**What you are asked to do:** The lines to extract run from the start of the records through the line with "fill=False, edgecolor='#a0a0a0', linewidth=1.5, zorder=0))", both ends included; drop the pictures.
>> Begin Stored data
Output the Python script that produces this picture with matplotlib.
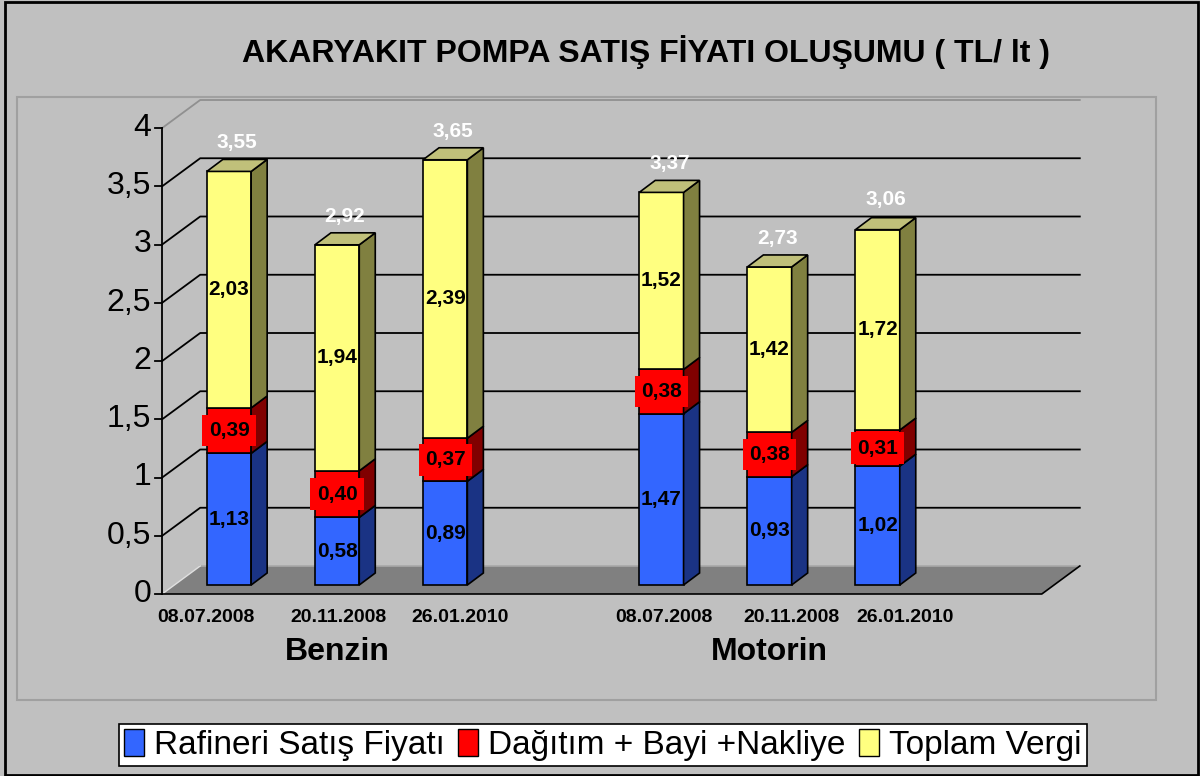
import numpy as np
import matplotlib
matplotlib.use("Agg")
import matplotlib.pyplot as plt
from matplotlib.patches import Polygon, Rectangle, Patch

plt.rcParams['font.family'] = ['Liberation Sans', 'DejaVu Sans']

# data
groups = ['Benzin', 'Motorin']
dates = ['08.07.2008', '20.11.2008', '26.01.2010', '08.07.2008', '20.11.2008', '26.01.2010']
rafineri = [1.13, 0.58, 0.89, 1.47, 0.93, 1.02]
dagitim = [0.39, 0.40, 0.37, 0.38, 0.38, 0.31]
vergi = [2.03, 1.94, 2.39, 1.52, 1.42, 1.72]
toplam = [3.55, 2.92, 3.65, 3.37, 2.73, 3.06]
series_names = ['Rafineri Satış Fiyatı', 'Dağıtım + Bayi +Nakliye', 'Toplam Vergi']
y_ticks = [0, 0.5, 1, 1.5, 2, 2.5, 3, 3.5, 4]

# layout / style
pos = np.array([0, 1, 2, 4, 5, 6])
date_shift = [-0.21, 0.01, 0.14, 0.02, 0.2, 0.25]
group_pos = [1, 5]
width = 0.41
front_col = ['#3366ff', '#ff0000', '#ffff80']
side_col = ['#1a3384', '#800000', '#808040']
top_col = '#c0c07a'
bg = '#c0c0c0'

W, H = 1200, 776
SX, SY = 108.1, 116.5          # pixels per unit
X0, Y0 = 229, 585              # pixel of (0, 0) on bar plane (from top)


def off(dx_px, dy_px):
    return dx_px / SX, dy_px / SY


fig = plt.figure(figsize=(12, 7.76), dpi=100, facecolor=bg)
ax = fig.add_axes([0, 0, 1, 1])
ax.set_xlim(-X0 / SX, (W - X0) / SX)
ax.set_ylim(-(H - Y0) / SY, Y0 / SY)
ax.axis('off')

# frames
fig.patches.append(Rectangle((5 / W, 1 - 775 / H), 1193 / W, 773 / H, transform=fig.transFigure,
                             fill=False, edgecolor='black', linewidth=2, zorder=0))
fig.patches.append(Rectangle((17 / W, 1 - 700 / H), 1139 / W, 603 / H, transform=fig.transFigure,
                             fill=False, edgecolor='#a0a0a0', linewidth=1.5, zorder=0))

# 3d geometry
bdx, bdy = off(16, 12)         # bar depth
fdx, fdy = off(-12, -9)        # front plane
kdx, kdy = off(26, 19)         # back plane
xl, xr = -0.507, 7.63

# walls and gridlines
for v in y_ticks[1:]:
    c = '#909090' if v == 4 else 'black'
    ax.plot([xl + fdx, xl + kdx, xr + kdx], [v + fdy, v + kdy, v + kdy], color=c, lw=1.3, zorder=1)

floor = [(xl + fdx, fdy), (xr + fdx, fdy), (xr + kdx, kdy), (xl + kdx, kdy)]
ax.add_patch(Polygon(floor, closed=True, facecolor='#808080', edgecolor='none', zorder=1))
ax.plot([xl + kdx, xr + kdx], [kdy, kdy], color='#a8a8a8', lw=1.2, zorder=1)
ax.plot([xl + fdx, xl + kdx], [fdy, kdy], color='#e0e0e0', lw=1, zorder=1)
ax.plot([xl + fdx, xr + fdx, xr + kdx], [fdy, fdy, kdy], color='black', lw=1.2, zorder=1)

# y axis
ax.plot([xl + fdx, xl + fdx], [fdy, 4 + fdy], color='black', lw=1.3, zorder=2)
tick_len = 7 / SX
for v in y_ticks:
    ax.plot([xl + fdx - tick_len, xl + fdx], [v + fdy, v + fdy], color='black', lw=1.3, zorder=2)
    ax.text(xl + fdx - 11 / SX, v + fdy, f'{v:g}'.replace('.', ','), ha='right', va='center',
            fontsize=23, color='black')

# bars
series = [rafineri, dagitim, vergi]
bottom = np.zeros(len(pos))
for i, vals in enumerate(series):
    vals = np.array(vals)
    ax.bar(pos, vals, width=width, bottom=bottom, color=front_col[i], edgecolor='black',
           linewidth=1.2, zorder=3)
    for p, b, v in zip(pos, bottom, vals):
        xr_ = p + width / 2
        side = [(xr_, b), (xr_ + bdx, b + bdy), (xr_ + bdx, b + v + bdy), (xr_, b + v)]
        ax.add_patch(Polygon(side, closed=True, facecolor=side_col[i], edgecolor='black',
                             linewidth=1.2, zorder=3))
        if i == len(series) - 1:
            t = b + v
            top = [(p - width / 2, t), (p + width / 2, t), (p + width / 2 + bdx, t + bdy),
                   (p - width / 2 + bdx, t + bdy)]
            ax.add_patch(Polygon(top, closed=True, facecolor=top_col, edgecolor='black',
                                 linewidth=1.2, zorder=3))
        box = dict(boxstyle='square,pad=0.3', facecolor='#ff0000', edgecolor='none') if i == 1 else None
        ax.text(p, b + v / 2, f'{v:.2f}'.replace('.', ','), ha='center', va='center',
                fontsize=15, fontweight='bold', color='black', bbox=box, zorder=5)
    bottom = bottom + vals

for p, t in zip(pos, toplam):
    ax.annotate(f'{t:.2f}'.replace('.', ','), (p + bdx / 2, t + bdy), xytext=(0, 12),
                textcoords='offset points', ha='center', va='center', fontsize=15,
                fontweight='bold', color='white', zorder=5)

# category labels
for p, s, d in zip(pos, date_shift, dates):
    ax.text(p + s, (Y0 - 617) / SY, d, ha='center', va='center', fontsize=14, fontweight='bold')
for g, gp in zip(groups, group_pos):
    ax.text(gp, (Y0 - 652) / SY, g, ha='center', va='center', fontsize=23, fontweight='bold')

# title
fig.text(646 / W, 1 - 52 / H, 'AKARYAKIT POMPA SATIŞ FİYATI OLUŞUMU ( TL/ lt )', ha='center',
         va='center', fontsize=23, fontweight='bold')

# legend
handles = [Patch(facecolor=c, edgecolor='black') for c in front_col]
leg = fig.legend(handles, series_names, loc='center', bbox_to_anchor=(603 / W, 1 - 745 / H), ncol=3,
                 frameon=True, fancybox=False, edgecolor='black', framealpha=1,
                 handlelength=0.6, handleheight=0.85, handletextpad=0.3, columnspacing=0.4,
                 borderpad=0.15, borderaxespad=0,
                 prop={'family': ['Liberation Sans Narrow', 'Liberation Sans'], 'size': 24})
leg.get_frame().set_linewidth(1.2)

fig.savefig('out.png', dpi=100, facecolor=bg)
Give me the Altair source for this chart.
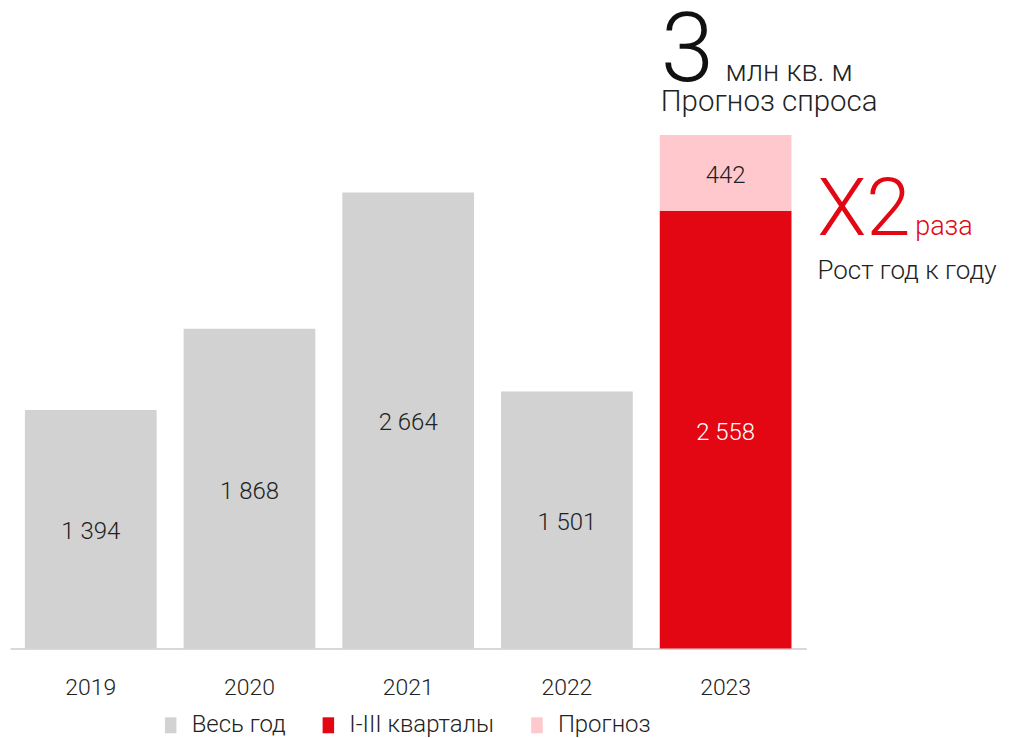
>> End Stored data
**Answer to this task:**
Output the Python script that produces this picture with matplotlib.
import numpy as np
import matplotlib
matplotlib.use("Agg")
import matplotlib.pyplot as plt
from matplotlib.patches import Polygon, Rectangle, Patch

plt.rcParams['font.family'] = ['Liberation Sans', 'DejaVu Sans']

# data
groups = ['Benzin', 'Motorin']
dates = ['08.07.2008', '20.11.2008', '26.01.2010', '08.07.2008', '20.11.2008', '26.01.2010']
rafineri = [1.13, 0.58, 0.89, 1.47, 0.93, 1.02]
dagitim = [0.39, 0.40, 0.37, 0.38, 0.38, 0.31]
vergi = [2.03, 1.94, 2.39, 1.52, 1.42, 1.72]
toplam = [3.55, 2.92, 3.65, 3.37, 2.73, 3.06]
series_names = ['Rafineri Satış Fiyatı', 'Dağıtım + Bayi +Nakliye', 'Toplam Vergi']
y_ticks = [0, 0.5, 1, 1.5, 2, 2.5, 3, 3.5, 4]

# layout / style
pos = np.array([0, 1, 2, 4, 5, 6])
date_shift = [-0.21, 0.01, 0.14, 0.02, 0.2, 0.25]
group_pos = [1, 5]
width = 0.41
front_col = ['#3366ff', '#ff0000', '#ffff80']
side_col = ['#1a3384', '#800000', '#808040']
top_col = '#c0c07a'
bg = '#c0c0c0'

W, H = 1200, 776
SX, SY = 108.1, 116.5          # pixels per unit
X0, Y0 = 229, 585              # pixel of (0, 0) on bar plane (from top)


def off(dx_px, dy_px):
    return dx_px / SX, dy_px / SY


fig = plt.figure(figsize=(12, 7.76), dpi=100, facecolor=bg)
ax = fig.add_axes([0, 0, 1, 1])
ax.set_xlim(-X0 / SX, (W - X0) / SX)
ax.set_ylim(-(H - Y0) / SY, Y0 / SY)
ax.axis('off')

# frames
fig.patches.append(Rectangle((5 / W, 1 - 775 / H), 1193 / W, 773 / H, transform=fig.transFigure,
                             fill=False, edgecolor='black', linewidth=2, zorder=0))
fig.patches.append(Rectangle((17 / W, 1 - 700 / H), 1139 / W, 603 / H, transform=fig.transFigure,
                             fill=False, edgecolor='#a0a0a0', linewidth=1.5, zorder=0))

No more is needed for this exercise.